Symptoms, treatment, nursing interventions and medications for rheumatoid arthritis. NCLEX review conference.
Rheumatoid arthritis (RA) is an autoimmune disease that causes inflammation of the joints. It specifically affects the lining of the joint membrane called the synovial membrane. Rheumatoid arthritis can lead to complete bone fusion and severe immobility.
The stages of rheumatoid arthritis include: synovitis, pannus formation and bone ankylosis.
The symptoms of rheumatoid arthritis include: soft, tender, warm, and swollen joints. The patient will feel very tired and will experience fever.
RA affects the same joints bilaterally, therefore it is symmetrical. In addition, stiffness and pain are worse in the mornings (more than 30 minutes or more) or after long periods of inactivity.
Rheumatoid arthritis affects all types of joints. In contrast, osteoarthritis tends to affect joints that support weight.
Most commonly, the fingers and wrist are affected in rheumatoid arthritis, but they can also affect the neck, shoulders, elbows, ankles, knee and feet. RA not only affects the joints but can extend to the heart, skin, eyes, mouth, lungs and cause anemia. In osteoarthritis, the joints are only affected, not the system.

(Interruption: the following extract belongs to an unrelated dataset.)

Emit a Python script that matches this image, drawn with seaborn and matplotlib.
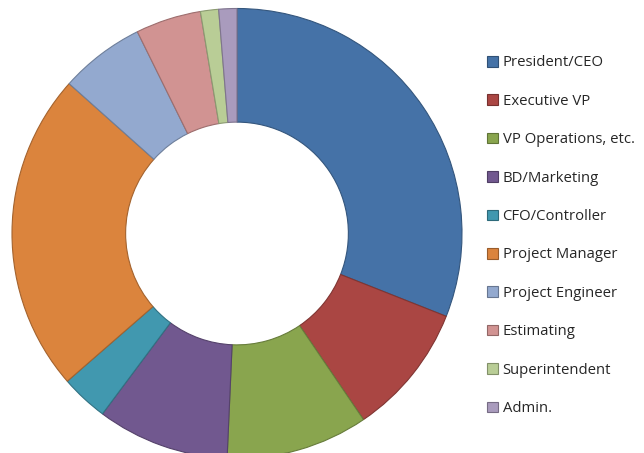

The treatment of rheumatoid arthritis includes: heat and cold therapy, use of assistive devices, physical exercise (ROM and low impact aerobics) along with plans for rest periods, always resting an inflamed joint, medications: NSAIDs, corticosteroids and DMARD and surgery. There is no cure for RA.
Nursing interventions for rheumatoid arthritis include: pain control, preservation of joints (their function, mobility and how to use assistive devices), education (medications and non-pharmacological treatments), mental state (to treat depression and improve self-esteem, increase energy level, etc.)